John Manly, a partner at Manly & Maguire, said he was "very confident" that in the event of successful court actions in the US, his firm could use an international treaty signed by Ireland and most EU countries to seize assets held in Ireland by the Irish dioceses.

"We know the exact provision of an international treaty we are going to use, but we can't release the details yet because we don't want to tip off the church in Ireland," he said.

He accused the church in Ireland of sending "ticking time bombs" to California and said that they must be accountable for their actions.

Mr Wall said his office would be hoping to show that the Irish dioceses were negligent in training the priests, had shown a failure to warn the US dioceses, and had failed to warn the Garda of the presence of paedophiles in their seminaries.

Mr Wall said there was strong evidence to suggest that some church authorities had known that O'Grady was a paedophile while he was still in St Patrick's Seminary in Thurles.

In May, the Stockton diocese paid out $3 million (€2.5 million) to a former altar boy who was abused by O'Grady.

The diocese has paid out a total of $14 million to victims of O'Grady, who pleaded guilty in 1993 to abusing two brothers.

O'Grady was deported to Ireland in 2000 after serving seven years in prison and is now living in Dublin.

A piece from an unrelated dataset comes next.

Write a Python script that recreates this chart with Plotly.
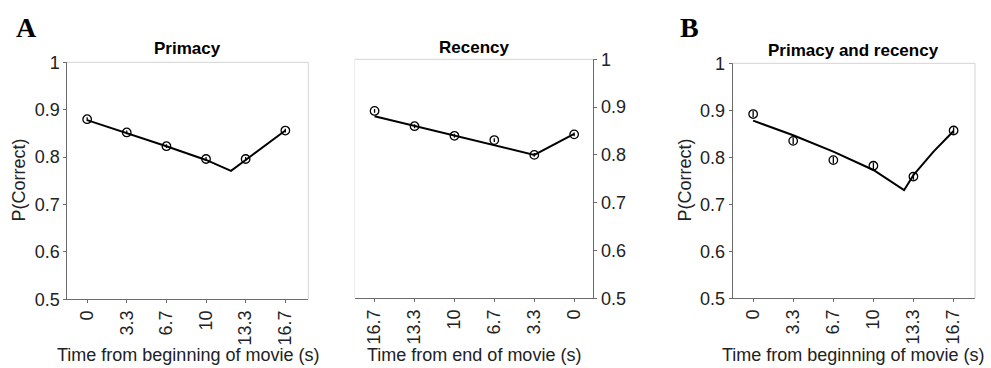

In one civil deposition, O'Grady admitted sexually assaulting and molesting about 25 boys and girls from the 1970s up to the mid-1980s in various Stockton parishes.

A spokesman for the the Archdiocese of Cashel and Emly said last night that O'Grady, while not a priest of the archdiocese, had trained at St Patrick's Seminary in Thurles, which was under the patronage of the archbishop.

The spokesman, a former seminarian at St Patrick's, said he had never heard anything suggesting that O'Grady had such proclivities then, and the college authorities would never have allowed him be ordained if they had been so aware. It was "ridiculous" to suggest otherwise.

He said there were no diocesan records relating to O'Grady, though there would be records about him at St Patrick's.

He said O'Grady, as with other seminarians, was "adopted" by a US diocese and became a priest of the diocese he went to after ordination.